I assume your issue is that the peak memory usage exceeds 4GB. I assume you are running a 32Bit application and therefore run out of available RAM?

Untitled

ws-garcia commented 3 years ago

it sounds like you have edited my class in some way(?)

Your class module is untouched.

Here is the code I'm using

Sub SENIPAHtest(ByVal filePath As String)
    Dim Senipah As BetterArray
    Dim csv As CSVinterface
    Dim CSVdata As String
    Dim avg As Double
    Dim e As Double, f As Double

    'Test SENIPAH method
    Set csv = New CSVinterface
    CSVdata = csv.GetDataFromCSV(filePath)
    Set csv = Nothing
    Set Senipah = New BetterArray
    avg = 0
    e = Timer
    Call Senipah.FromCSVString(CSVdata)
    f = Timer
    avg = avg + CDbl(f - e)
    Set Senipah = Nothing
    Debug.Print "[Senipah FromCSVString:"; Round(avg, 4); "seconds]"
End Sub

And here using the FromCSVFile method

Sub SENIPAHtest(ByVal filePath As String)
    Dim Senipah As BetterArray
    Dim avg As Double
    Dim e As Double, f As Double

    'Test SENIPAH method
    Set Senipah = New BetterArray
    avg = 0
    e = Timer
    Call Senipah.FromCSVFile(filePath)
    f = Timer
    avg = avg + CDbl(f - e)
    Set Senipah = Nothing
    Debug.Print "[Senipah FromCSVString:"; Round(avg, 4); "seconds]"
End Sub

Now I'm getting a "Out of memory error" on a machine running Win 10 x64, with 8GB RAM, Excel 2019 32bits.

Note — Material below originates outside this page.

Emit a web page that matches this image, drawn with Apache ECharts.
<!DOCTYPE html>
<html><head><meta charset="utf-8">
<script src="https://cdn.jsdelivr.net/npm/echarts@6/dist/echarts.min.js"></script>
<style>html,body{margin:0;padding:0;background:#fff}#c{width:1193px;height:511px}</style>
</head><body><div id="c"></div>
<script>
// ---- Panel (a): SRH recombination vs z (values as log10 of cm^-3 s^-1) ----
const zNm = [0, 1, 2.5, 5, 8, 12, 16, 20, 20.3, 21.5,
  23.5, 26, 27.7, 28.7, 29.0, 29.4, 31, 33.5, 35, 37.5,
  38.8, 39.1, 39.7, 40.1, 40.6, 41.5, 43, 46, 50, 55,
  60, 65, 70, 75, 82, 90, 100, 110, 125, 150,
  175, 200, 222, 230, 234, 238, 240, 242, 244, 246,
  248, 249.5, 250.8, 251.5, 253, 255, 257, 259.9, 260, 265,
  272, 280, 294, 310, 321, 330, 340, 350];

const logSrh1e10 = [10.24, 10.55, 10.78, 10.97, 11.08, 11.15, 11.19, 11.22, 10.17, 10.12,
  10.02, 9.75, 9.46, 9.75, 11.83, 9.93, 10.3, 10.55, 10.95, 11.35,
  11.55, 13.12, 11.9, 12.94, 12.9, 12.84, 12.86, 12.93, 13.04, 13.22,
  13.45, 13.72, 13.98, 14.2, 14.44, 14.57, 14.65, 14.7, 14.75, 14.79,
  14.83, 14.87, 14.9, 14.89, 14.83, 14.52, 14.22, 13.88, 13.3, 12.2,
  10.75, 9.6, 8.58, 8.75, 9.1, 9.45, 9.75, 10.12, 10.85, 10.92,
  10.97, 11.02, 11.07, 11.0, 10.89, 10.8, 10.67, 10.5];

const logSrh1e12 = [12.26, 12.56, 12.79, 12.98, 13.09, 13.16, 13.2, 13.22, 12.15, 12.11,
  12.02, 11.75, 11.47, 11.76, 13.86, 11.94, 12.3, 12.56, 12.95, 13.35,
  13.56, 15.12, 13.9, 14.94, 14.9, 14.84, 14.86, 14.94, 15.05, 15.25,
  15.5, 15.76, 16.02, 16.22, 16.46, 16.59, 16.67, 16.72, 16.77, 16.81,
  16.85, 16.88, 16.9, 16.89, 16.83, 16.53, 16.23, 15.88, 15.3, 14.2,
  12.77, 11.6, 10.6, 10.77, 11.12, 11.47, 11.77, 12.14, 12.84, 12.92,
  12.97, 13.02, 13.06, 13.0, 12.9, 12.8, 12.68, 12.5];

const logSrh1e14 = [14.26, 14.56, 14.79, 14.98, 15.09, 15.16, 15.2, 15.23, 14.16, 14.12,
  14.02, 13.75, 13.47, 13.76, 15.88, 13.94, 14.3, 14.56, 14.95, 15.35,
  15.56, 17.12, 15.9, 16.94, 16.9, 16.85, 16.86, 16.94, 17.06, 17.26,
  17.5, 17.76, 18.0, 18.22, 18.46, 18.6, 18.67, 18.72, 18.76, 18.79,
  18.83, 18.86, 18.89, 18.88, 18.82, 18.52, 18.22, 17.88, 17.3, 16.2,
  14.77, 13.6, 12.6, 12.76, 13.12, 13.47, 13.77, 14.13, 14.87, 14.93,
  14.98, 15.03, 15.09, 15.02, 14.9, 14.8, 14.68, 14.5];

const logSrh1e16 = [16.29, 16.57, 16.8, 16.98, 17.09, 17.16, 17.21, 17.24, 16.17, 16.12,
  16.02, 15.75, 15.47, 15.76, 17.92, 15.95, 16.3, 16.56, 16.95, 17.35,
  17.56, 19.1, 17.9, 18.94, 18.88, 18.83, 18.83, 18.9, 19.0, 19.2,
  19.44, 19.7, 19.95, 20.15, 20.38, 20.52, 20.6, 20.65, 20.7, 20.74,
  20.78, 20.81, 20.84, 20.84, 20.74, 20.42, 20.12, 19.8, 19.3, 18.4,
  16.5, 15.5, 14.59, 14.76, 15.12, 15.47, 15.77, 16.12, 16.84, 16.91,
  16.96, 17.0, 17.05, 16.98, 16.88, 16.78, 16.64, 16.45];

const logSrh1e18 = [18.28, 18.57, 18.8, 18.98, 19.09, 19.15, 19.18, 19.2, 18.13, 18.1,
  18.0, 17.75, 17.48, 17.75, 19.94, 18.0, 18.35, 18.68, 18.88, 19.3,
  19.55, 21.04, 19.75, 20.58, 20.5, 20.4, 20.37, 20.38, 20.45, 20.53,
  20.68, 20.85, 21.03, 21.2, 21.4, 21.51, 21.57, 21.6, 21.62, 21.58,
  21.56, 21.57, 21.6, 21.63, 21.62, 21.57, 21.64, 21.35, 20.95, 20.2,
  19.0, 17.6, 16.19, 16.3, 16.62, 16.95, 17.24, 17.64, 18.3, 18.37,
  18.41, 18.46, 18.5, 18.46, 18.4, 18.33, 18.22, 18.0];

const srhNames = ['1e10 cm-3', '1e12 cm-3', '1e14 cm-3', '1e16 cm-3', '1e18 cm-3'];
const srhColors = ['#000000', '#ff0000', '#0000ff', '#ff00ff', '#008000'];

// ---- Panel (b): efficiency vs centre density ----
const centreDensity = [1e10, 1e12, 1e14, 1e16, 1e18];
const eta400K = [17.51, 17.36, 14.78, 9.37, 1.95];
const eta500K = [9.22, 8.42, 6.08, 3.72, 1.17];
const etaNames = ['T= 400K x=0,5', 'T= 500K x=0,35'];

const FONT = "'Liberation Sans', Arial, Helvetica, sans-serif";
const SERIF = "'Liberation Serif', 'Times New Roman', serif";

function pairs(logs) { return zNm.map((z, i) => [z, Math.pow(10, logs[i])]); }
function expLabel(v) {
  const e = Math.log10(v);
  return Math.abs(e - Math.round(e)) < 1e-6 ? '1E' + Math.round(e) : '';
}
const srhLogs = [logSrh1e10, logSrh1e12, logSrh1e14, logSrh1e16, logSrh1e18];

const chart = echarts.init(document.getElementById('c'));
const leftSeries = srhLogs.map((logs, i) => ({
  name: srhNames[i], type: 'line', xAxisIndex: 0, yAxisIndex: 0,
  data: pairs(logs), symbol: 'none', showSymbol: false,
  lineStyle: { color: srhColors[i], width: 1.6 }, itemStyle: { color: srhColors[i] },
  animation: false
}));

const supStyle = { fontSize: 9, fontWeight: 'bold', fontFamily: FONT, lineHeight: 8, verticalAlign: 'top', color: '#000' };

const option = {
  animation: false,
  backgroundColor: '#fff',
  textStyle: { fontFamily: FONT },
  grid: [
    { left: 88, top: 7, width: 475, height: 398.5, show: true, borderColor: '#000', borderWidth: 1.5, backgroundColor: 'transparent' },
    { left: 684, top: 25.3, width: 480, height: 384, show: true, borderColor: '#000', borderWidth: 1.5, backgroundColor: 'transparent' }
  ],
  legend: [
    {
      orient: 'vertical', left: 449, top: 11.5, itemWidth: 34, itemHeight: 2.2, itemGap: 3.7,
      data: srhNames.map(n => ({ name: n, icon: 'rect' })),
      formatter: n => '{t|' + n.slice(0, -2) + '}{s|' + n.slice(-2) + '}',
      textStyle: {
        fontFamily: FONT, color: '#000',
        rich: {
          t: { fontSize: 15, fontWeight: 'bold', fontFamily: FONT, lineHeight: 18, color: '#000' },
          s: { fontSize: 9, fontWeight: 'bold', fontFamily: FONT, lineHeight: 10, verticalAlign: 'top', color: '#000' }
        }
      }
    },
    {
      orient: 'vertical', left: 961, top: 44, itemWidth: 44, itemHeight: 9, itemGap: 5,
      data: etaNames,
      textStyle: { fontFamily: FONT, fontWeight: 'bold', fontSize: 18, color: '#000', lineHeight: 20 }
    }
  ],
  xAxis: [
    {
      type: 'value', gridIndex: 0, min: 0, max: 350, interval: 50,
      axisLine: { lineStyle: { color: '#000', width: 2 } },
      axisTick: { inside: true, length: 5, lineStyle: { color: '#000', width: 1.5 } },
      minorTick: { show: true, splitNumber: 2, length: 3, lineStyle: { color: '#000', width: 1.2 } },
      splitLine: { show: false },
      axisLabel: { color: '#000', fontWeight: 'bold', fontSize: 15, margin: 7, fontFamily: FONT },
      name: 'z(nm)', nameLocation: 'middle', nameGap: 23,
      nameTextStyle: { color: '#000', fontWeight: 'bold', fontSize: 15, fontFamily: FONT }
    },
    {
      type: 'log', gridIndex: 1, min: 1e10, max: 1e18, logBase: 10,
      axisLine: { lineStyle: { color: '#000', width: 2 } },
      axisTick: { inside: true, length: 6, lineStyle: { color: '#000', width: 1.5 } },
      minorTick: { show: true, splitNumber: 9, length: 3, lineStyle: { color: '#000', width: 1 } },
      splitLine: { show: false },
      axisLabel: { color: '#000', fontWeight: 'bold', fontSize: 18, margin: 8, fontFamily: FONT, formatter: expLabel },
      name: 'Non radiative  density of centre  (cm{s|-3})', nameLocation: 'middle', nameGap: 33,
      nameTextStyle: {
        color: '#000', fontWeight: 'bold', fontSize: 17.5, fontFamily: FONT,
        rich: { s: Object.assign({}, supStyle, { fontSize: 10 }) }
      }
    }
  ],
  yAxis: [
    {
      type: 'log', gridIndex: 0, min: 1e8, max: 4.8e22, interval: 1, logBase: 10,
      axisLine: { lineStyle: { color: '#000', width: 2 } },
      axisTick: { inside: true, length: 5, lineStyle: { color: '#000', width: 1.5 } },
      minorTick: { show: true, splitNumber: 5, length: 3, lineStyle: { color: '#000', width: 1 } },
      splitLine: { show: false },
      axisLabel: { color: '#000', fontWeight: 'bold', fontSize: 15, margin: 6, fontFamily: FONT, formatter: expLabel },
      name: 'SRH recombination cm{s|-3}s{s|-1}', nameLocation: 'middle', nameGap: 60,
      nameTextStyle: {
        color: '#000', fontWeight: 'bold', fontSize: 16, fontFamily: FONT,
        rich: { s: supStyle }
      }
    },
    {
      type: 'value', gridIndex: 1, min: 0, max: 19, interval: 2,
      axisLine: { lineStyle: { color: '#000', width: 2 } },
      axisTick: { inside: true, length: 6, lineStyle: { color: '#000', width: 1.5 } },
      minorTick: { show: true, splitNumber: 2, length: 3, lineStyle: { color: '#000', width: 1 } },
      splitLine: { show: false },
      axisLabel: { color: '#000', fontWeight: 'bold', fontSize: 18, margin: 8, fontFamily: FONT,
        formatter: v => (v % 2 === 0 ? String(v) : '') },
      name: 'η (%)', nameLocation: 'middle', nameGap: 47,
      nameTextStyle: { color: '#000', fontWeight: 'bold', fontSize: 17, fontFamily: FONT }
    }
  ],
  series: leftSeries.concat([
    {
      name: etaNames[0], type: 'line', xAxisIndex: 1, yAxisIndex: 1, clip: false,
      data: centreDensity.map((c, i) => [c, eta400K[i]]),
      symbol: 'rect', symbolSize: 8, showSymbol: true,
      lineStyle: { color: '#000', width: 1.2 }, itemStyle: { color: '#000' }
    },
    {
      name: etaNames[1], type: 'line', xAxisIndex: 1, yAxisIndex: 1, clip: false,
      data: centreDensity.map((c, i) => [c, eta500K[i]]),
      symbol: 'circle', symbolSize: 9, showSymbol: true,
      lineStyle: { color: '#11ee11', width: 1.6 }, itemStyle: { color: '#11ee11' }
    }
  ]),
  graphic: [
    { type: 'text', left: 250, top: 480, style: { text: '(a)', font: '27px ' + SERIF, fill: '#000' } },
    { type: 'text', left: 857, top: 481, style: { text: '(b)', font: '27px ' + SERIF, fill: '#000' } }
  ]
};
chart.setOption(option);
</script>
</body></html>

I'm still surprised!

Out of memory

Senipah Memory usage

ws-garcia commented 3 years ago

I assume your issue is that the peak memory usage exceeds 4GB. I assume you are running a 32Bit application and therefore run out of available RAM?

Untitled

This can be the problem here.

ws-garcia commented 3 years ago

The question here is only one: it’s possible to deal with the memory consumption, when working with String data type, for your solution?

I think there is nothing to do with my issue!

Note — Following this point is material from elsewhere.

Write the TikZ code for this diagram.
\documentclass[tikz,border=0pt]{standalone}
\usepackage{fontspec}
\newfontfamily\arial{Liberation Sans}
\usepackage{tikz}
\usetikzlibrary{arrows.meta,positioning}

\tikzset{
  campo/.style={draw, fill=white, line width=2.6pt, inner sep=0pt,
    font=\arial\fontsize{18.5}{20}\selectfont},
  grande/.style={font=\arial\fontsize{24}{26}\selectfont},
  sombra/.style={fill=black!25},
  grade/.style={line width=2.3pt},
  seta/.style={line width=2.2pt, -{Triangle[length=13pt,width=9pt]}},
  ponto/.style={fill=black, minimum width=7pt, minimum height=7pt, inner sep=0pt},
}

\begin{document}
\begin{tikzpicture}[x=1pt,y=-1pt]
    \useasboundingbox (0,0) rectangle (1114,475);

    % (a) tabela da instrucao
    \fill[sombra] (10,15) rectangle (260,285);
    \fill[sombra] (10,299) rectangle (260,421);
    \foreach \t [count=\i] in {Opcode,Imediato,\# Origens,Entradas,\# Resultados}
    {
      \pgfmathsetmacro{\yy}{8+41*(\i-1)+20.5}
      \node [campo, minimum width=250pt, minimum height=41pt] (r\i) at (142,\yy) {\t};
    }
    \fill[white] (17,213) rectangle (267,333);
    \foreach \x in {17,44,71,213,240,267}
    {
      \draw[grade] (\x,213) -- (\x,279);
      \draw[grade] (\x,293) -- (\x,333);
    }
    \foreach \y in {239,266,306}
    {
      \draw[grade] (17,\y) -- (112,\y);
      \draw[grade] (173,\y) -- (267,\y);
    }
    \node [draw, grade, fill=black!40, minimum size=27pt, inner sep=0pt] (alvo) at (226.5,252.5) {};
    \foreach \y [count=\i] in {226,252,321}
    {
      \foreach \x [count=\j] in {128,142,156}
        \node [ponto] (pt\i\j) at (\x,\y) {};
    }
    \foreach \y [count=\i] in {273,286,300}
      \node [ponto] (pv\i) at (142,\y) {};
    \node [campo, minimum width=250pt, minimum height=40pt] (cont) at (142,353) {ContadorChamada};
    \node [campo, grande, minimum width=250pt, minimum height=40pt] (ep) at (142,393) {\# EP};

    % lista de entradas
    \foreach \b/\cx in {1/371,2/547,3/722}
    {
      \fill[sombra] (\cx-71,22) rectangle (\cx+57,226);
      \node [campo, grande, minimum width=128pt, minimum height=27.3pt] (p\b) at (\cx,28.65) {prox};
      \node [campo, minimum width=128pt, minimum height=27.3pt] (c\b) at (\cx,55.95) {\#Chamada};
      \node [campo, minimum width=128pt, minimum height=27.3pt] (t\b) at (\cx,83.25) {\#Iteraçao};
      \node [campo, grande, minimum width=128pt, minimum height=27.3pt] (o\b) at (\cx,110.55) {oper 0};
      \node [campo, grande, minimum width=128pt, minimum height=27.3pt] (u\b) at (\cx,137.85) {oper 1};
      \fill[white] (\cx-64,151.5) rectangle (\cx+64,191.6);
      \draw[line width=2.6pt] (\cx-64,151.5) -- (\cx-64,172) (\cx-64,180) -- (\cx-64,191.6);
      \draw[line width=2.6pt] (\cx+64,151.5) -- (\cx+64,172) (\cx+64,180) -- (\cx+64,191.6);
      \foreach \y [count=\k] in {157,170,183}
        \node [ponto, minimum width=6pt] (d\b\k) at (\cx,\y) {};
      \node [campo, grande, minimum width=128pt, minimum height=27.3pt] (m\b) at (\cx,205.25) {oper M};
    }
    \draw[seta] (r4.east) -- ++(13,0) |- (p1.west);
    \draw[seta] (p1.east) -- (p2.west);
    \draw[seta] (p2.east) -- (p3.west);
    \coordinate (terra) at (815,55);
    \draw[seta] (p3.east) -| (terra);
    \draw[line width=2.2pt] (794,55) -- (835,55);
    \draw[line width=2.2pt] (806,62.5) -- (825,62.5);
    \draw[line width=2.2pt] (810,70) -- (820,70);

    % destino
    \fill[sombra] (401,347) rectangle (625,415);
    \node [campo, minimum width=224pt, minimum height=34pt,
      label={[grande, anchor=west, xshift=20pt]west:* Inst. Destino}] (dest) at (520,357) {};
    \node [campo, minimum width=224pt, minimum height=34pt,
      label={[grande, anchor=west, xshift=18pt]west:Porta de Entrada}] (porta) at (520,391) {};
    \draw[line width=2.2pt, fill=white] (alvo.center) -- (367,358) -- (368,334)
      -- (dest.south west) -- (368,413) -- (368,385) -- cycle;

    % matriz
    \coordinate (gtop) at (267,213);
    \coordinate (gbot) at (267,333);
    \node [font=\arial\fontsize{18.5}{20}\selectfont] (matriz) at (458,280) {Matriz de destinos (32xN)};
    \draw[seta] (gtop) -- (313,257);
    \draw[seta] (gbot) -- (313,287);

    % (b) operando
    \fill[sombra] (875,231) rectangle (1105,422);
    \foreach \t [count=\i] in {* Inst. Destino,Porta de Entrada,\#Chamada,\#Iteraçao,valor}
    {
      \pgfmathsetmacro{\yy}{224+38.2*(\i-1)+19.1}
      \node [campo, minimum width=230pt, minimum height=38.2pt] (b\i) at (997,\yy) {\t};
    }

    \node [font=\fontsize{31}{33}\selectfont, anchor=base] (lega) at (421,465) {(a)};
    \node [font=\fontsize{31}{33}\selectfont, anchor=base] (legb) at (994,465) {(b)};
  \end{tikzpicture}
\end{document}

Senipah commented 3 years ago

Alright, so it sounds like the issue is that because mine uses more auxiliary memory while parsing that 1.6m row file than is available to 32Bit Excel.

Out of interest I converted mine to return a string array rather than store a variant array in the class and that did bring it's peak usage below 4GB. Downloadable here: StringCSVTest.zip Untitled

While my solution uses more auxiliary memory than yours and the other solution you benchmark against I am a bit unwilling to refactor this method any more at this time as I think that the chance of anyone in the real world seeking to parse a file that large using my class is both unlikely and ill-advised. As you know, CSV parsing isn't my library's main focus: it exists as a utility, and it does that job acceptably at the moment I think.

That said, If you have any suggestions or want to submit a PR to try and improve the performance of my parser (while maintaining the functionality of the class as a whole) I am definitely willing to review.

ws-garcia commented 3 years ago

and it does that job acceptably at the moment I think.

Your parser do the parsing task in a outstanding way! The variations in the CSV syntax don't affect its performance and, for me, this is stunning!